Da klingt die Kanzlerin deutlich weniger blechern und eisern als im ganzen vergangenen Jahr. Dass dieser Barroso, ein politisches Geschöpf, das seine Wiederwahl zum Kommissionspräsidenten zu einem guten Teil Frau Merkel verdankt und das bis vor kurzem bis in kleine Details der Richtlinienkompetenz der deutschen Kanzlerin folgte, dass dieser Barroso vor den Augen der Weltöffentlichkeit der Kanzlerin widerspricht, ist absolut neu und insofern auch sensationell. Barroso merkt, dass die deutsche Regierungschefin dabei ist, sich im Kreise der europäischen Regierungen zu isolieren. Zwar brauchen alle, um eine Lösung der Eurokrise zu finden, ja um überhaupt zu Beschlüssen zu kommen, das Placet der deutschen Regierung. Aber sie ahnen, ja sie wissen, dass der Berliner Europakurs ins Desaster führt. Frau Merkel ihrerseits ist klug genug, um sich nun – etwas – anzupassen. Daher die Veränderung der Tonlage.
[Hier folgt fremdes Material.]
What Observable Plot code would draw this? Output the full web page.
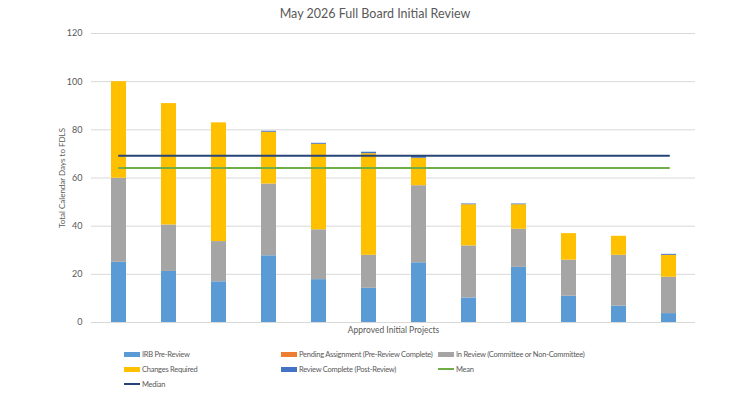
<!DOCTYPE html>
<html>
<head>
<meta charset="utf-8">
<script src="https://cdn.jsdelivr.net/npm/d3@7"></script>
<script src="https://cdn.jsdelivr.net/npm/@observablehq/plot@0.6"></script>
<style>
  html, body { margin: 0; padding: 0; background: #fff; }
  #wrap { position: relative; width: 750px; height: 400px; font-family: Lato, "Open Sans", sans-serif; color: #595959; }
  #title { position: absolute; top: 6px; left: 0; width: 750px; text-align: center; font-size: 12.5px; color: #595959; }
  #chart { position: absolute; top: 0; left: 0; }
  .lg { position: absolute; font-size: 7.5px; letter-spacing: -0.25px; color: #595959; display: flex; align-items: center; white-space: nowrap; height: 10px; }
  .sw { display: inline-block; width: 16px; margin-right: 2px; }
</style>
</head>
<body>
<div id="wrap">
  <div id="chart"></div>
  <div id="title"></div>
  <div id="legend"></div>
</div>
<script>
const chartTitle = "May 2026 Full Board Initial Review";
const yLabel = "Total Calendar Days to FDLS";
const xLabel = "Approved Initial Projects";
const projects = ["P1","P2","P3","P4","P5","P6","P7","P8","P9","P10","P11","P12"];
const seriesNames = ["IRB Pre-Review","Pending Assignment (Pre-Review Complete)","In Review (Committee or Non-Committee)","Changes Required","Review Complete (Post-Review)"];
const seriesColors = ["#5B9BD5","#ED7D31","#A5A5A5","#FFC000","#4472C4"];
const irbPreReview      = [25.0, 21.2, 16.9, 27.7, 17.8, 14.2, 24.8, 10.2, 22.9, 10.9, 6.8, 3.7];
const pendingAssignment = [0, 0, 0, 0, 0, 0, 0, 0, 0, 0, 0, 0];
const inReview          = [34.9, 19.3, 16.7, 29.8, 20.7, 13.7, 32.0, 21.6, 15.8, 15.0, 21.1, 15.1];
const changesRequired   = [40.1, 50.4, 49.3, 21.5, 35.5, 42.2, 11.4, 17.1, 10.2, 11.0, 7.9, 9.1];
const reviewComplete    = [0, 0, 0, 0.4, 0.4, 0.6, 0.7, 0.3, 0.3, 0, 0, 0.4];
const meanDays = 64.2;
const medianDays = 69.2;
const yTicks = [0, 20, 40, 60, 80, 100, 120];

const seriesValues = [irbPreReview, pendingAssignment, inReview, changesRequired, reviewComplete];
const rows = [];
projects.forEach((p, i) => {
  seriesNames.forEach((s, j) => rows.push({project: p, series: s, days: seriesValues[j][i]}));
});
const meanRows = projects.map(p => ({project: p, v: meanDays}));
const medianRows = projects.map(p => ({project: p, v: medianDays}));

document.getElementById("title").textContent = chartTitle;

const plot = Plot.plot({
  width: 750,
  height: 340,
  marginTop: 33,
  marginBottom: 18,
  marginLeft: 91,
  marginRight: 55,
  style: {fontFamily: "Lato, 'Open Sans', sans-serif", fontSize: "9px", color: "#595959", background: "transparent"},
  x: {domain: projects, paddingInner: 0.7, paddingOuter: 0.35, axis: null},
  y: {domain: [0, 120], axis: null},
  color: {domain: seriesNames, range: seriesColors},
  marks: [
    Plot.gridY(yTicks, {stroke: "#D9D9D9", strokeOpacity: 1, strokeWidth: 1}),
    Plot.axisY(yTicks, {tickSize: 0, tickPadding: 9, fill: "#595959", fontSize: 9, label: null}),
    Plot.barY(rows, {x: "project", y: "days", fill: "series", order: seriesNames}),
    Plot.lineY(meanRows, {x: "project", y: "v", stroke: "#70AD47", strokeWidth: 2}),
    Plot.lineY(medianRows, {x: "project", y: "v", stroke: "#264478", strokeWidth: 2}),
    Plot.text([yLabel], {frameAnchor: "left", textAnchor: "middle", dx: -29, rotate: -90, text: d => d, fill: "#595959", fontSize: 8}),
    Plot.text([xLabel], {frameAnchor: "bottom", textAnchor: "middle", dy: 10, text: d => d, fill: "#595959", fontSize: 8.5})
  ]
});
document.getElementById("chart").appendChild(plot);

const legendItems = [
  {name: seriesNames[0], color: seriesColors[0], kind: "bar", x: 124, y: 354},
  {name: seriesNames[1], color: seriesColors[1], kind: "bar", x: 281, y: 354},
  {name: seriesNames[2], color: seriesColors[2], kind: "bar", x: 438, y: 354},
  {name: seriesNames[3], color: seriesColors[3], kind: "bar", x: 124, y: 369},
  {name: seriesNames[4], color: seriesColors[4], kind: "bar", x: 281, y: 369},
  {name: "Mean", color: "#70AD47", kind: "line", x: 438, y: 369},
  {name: "Median", color: "#264478", kind: "line", x: 124, y: 384}
];
const lg = document.getElementById("legend");
legendItems.forEach(it => {
  const d = document.createElement("div");
  d.className = "lg";
  d.style.left = it.x + "px";
  d.style.top = (it.y - 5) + "px";
  const sw = document.createElement("span");
  sw.className = "sw";
  sw.style.background = it.color;
  sw.style.height = it.kind === "bar" ? "5px" : "2px";
  d.appendChild(sw);
  d.appendChild(document.createTextNode(it.name));
  lg.appendChild(d);
});
</script>
</body>
</html>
Ein paar glimpflich verlaufene Auktionen von Staatspapieren in Spanien, Italien und Portugal und ein wieder nach oben hüpfender Euro zeigen nicht, dass die Krise demnächst verschwindet. Vielmehr zieht sie sich hin. Barroso und Rehn haben eingesehen, dass der Umfang der EFSF-Mittel bei weitem nicht ausreicht, wenn Spanien (nach Portugal) daraus bis 2013 finanziert werden soll. Da der gewaltige spanischen Bankensektor, jedenfalls die zahlreichen Cajas, wackelig ist, muss man schon kühnen Mutes sein, um immer noch Staatsanleihen dieses Landes zu kaufen, wenn gleichzeitig klar ist, dass die potenzielle Garantiefinanzierung durch die EU-Länder nicht ausreicht. In Brüssel hat man wenigstens das schon begriffen.
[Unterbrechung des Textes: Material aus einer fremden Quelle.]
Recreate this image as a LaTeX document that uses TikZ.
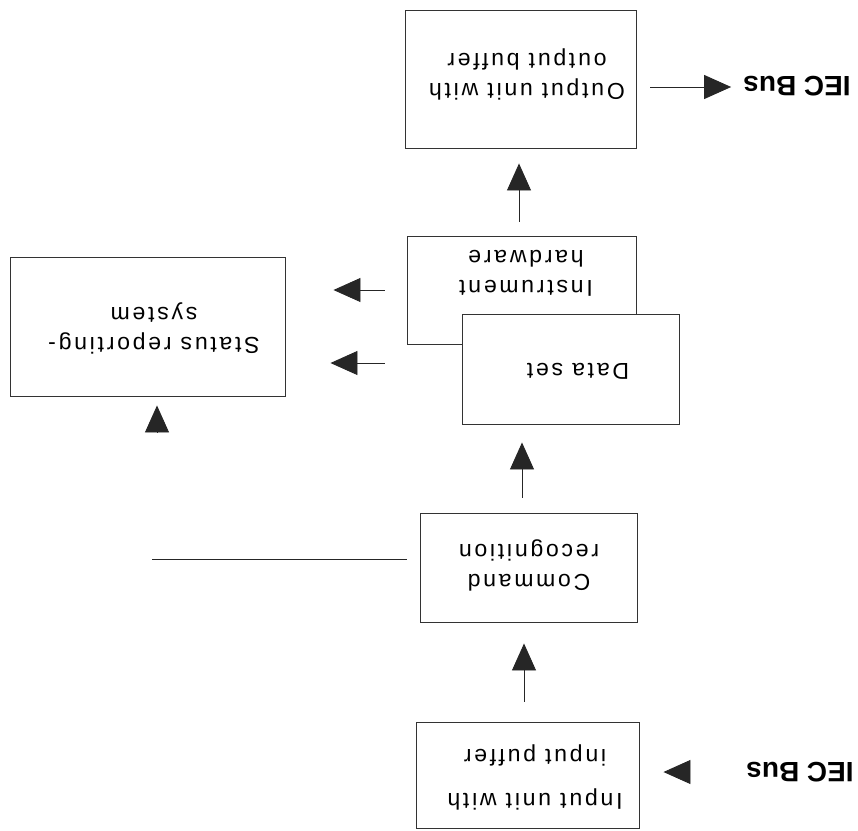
\documentclass[tikz,border=0pt]{standalone}
\usepackage{fontspec}
\setmainfont{Liberation Sans}
\newfontfamily\boxfont[LetterSpace=12]{Liberation Sans}
\usepackage{graphicx}
\usetikzlibrary{arrows.meta}
\newcommand{\flipt}[1]{\rotatebox[origin=c]{180}{\begin{tabular}{@{}c@{}}#1\end{tabular}}}
\begin{document}
\begin{tikzpicture}[x=1pt,y=-1pt,
  box/.style={draw=black!80, line width=0.9pt, fill=white, inner sep=0pt, rectangle},
  txt/.style={inner sep=0pt, font=\boxfont\fontsize{23}{30}\selectfont},
  bus/.style={inner sep=0pt, font=\fontsize{28}{32}\selectfont\bfseries},
  conn/.style={draw=black!85, line width=0.9pt},
  arr/.style={conn, -{Triangle[length=27pt,width=24pt]}}]
\useasboundingbox (0,0) rectangle (858,830);

% boxes
\node[box, minimum width=231pt, minimum height=138pt] (out)  at (520.5,79) {};
\node[box, minimum width=229pt, minimum height=108pt] (inst) at (521.5,290) {};
\node[box, minimum width=217pt, minimum height=110pt] (data) at (570.5,369) {};
\node[box, minimum width=275pt, minimum height=139pt] (stat) at (147.5,326.5) {};
\node[box, minimum width=217pt, minimum height=109pt] (cmd)  at (528.5,567.5) {};
\node[box, minimum width=223pt, minimum height=106pt] (in)   at (527.5,775) {};

% texts
\node[txt] (outt)  at (527,74)  {\flipt{Output unit with\\output buffer}};
\node[txt] (instt) at (526,271) {\flipt{Instrument\\hardware}};
\node[txt] (datat) at (578,369) {\flipt{Data set}};
\node[txt] (statt) at (154,328) {\flipt{Status reporting-\\system}};
\node[txt] (cmdt)  at (529,565) {\flipt{Command\\recognition}};
\node[txt] (intx)  at (535,777) {\flipt{Input unit with\\[14pt]input puffer}};
\node[bus] (iec1) at (797,86)  {\rotatebox[origin=c]{180}{IEC Bus}};
\node[bus] (iec2) at (800,772) {\rotatebox[origin=c]{180}{IEC Bus}};

% helper coordinates
\coordinate (xa) at (524,0);
\coordinate (xb) at (522,0);
\coordinate (xc) at (519,0);
\coordinate (ya) at (0,290);
\coordinate (yb) at (0,363);
\coordinate (yc) at (0,87);
\coordinate (yd) at (0,772);
\coordinate (c1) at (152,559);
\coordinate (c2) at (157,432);

% connectors
\draw[arr, shorten <=20pt, shorten >=21pt] (in.north -| xa) -- (cmd.south -| xa);
\draw[arr, shorten <=15pt, shorten >=18pt] (cmd.north -| xb) -- (data.south -| xb);
\draw[arr, shorten <=14pt, shorten >=15pt] (inst.north -| xc) -- (out.south -| xc);
\draw[arr, shorten <=22pt, shorten >=48pt] (inst.west |- ya) -- (stat.east |- ya);
\draw[arr, shorten <=77pt, shorten >=45pt] (data.west |- yb) -- (stat.east |- yb);
\draw[arr, shorten <=14pt, shorten >=12pt] (out.east |- yc) -- (iec1.west |- yc);
\draw[arr, shorten <=57pt, shorten >=24pt] (iec2.west |- yd) -- (in.east |- yd);
\draw[conn, shorten <=13pt] (cmd.west |- c1) -- (c1);
\draw[arr, shorten >=9pt] (c2) -- (c2 |- stat.south);
\end{tikzpicture}
\end{document}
So wird vermutlich recht bald der EFSF aufgestockt werden. Das wäre die als Minimum erforderliche Lösung, die bis zur nächsten Krisenwendung reicht. Ob das den Anleihemarkt zufriedenstellt, ist allerdings fraglich. Eine unbegrenzte Haftung der Euro-Länder füreinander würde zwar am Finanzmarkt gut ankommen. Er wäre aber gleichbedeutend mit einer Fiskal-Union, also einer politischen Vereinigung.
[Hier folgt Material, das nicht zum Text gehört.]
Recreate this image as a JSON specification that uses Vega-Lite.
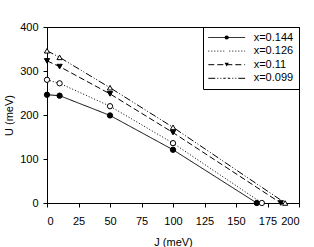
{
  "$schema": "https://vega.github.io/schema/vega-lite/v6.json",
  "autosize": {"type": "none"},
  "padding": {"left": 47, "top": 27, "right": 15, "bottom": 44},
  "width": 252,
  "height": 176,
  "config": {
    "font": "Liberation Sans",
    "view": {"stroke": "black", "strokeWidth": 1},
    "axis": {
      "grid": false,
      "domainColor": "black",
      "tickColor": "black",
      "labelColor": "black",
      "titleColor": "black",
      "labelFont": "Liberation Sans",
      "titleFont": "Liberation Sans",
      "labelFontSize": 11,
      "titleFontSize": 11,
      "titleFontWeight": "normal",
      "tickSize": 4,
      "labelOverlap": false
    },
    "legend": {
      "labelFont": "Liberation Sans",
      "labelFontSize": 11,
      "labelColor": "black"
    }
  },
  "data": {
    "values": [
      {"series": "x=0.144", "J": 0, "U": 246},
      {"series": "x=0.144", "J": 10, "U": 244},
      {"series": "x=0.144", "J": 50, "U": 199},
      {"series": "x=0.144", "J": 100, "U": 121},
      {"series": "x=0.144", "J": 166.5, "U": 0},
      {"series": "x=0.126", "J": 0, "U": 280},
      {"series": "x=0.126", "J": 10, "U": 272},
      {"series": "x=0.126", "J": 50, "U": 220},
      {"series": "x=0.126", "J": 100, "U": 136},
      {"series": "x=0.126", "J": 170.5, "U": 0},
      {"series": "x=0.11", "J": 0, "U": 323},
      {"series": "x=0.11", "J": 10, "U": 310},
      {"series": "x=0.11", "J": 50, "U": 248},
      {"series": "x=0.11", "J": 100, "U": 160},
      {"series": "x=0.11", "J": 185.5, "U": 0},
      {"series": "x=0.099", "J": 0, "U": 346},
      {"series": "x=0.099", "J": 10, "U": 331},
      {"series": "x=0.099", "J": 50, "U": 262},
      {"series": "x=0.099", "J": 100, "U": 172},
      {"series": "x=0.099", "J": 189, "U": 0}
    ]
  },
  "encoding": {
    "x": {
      "field": "J", "type": "quantitative",
      "scale": {"domain": [0, 200], "nice": false},
      "axis": {"title": "J (meV)", "values": [0, 25, 50, 75, 100, 125, 150, 175, 200], "labelPadding": 8, "titlePadding": 10}
    },
    "y": {
      "field": "U", "type": "quantitative",
      "scale": {"domain": [0, 400], "nice": false},
      "axis": {"title": "U (meV)", "values": [0, 100, 200, 300, 400], "labelPadding": 5, "titlePadding": 5}
    }
  },
  "layer": [
    {
      "mark": {"type": "line", "color": "black", "strokeWidth": 1},
      "encoding": {
        "strokeDash": {
          "field": "series", "type": "nominal",
          "scale": {
            "domain": ["x=0.144", "x=0.126", "x=0.11", "x=0.099"],
            "range": [[1, 0], [1, 2], [6, 3], [7, 2, 1, 2, 1, 2]]
          },
          "legend": {
            "title": null,
            "orient": "none",
            "legendX": 156,
            "legendY": 0,
            "strokeColor": "black",
            "padding": 5,
            "cornerRadius": 0,
            "symbolType": "M-4.6,0H4.6",
            "symbolSize": 64,
            "symbolStrokeColor": "black",
            "symbolStrokeWidth": 1,
            "symbolOffset": 13.2,
            "labelOffset": 21.5,
            "rowPadding": 1.6
          }
        }
      }
    },
    {
      "mark": {"type": "point", "filled": true, "stroke": "black", "strokeWidth": 1, "size": 28, "opacity": 1},
      "encoding": {
        "shape": {
          "field": "series", "type": "nominal", "sort": "descending",
          "scale": {"range": ["circle", "circle", "triangle-down", "triangle-up"]},
          "legend": {
            "title": null,
            "orient": "none",
            "legendX": 156,
            "legendY": 0,
            "padding": 5,
            "symbolSize": 18,
            "symbolStrokeColor": "black",
            "symbolStrokeWidth": 1,
            "symbolOffset": 13.2,
            "labelExpr": "' '",
            "labelOffset": 0,
            "labelOpacity": 0,
            "rowPadding": 1.6
          }
        },
        "fill": {
          "field": "series", "type": "nominal", "sort": "descending",
          "scale": {"range": ["black", "white", "black", "white"]}
        }
      }
    }
  ]
}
Die einzig halbwegs erträgliche Lösung ist – wie die meisten inzwischen ahnen – eine Umschuldung. Ernst-Moritz Lipp hat, obwohl er früher einmal Vorstand der Dresdner Bank war, dennoch dazu einige kluge Sätze geschrieben (FAZ, 13. Januar 11): Die Initiative zur Umschuldung müsse von den Schuldnerländern ausgehen. Sie müssen die Zins- und Tilgungsleistungen aussetzen. Sie brauchen dann aber die Absicherung durch die Euro-Partnerländer. Lipp: „Der Europäische Rat muss ohne Vorwarnung für die Öffentlichkeit in einer der nächsten Sitzungen zu der Entscheidung kommen, dass die umschuldungsbedürftigen Länder im Anschluss an das Treffen vor die Öffentlichkeit treten und den notwendigen Prozess ankündigen.“

Dass dieses eigentlich Vernünftige noch nicht geschehen ist, liegt daran, dass die Regierungen der Gläubigerländer Deutschland, Frankreich, aber auch Spanien, nicht willens sind, ihre Banken und Versicherungen zu erheblichen Abschreibungen zu veranlassen. So beweglich Frau Merkel auch sein kann. Dass sie von der absoluten Priorität, dem Schutz der heimischen Finanzbranche abgeht, ist leider absolut unwahrscheinlich.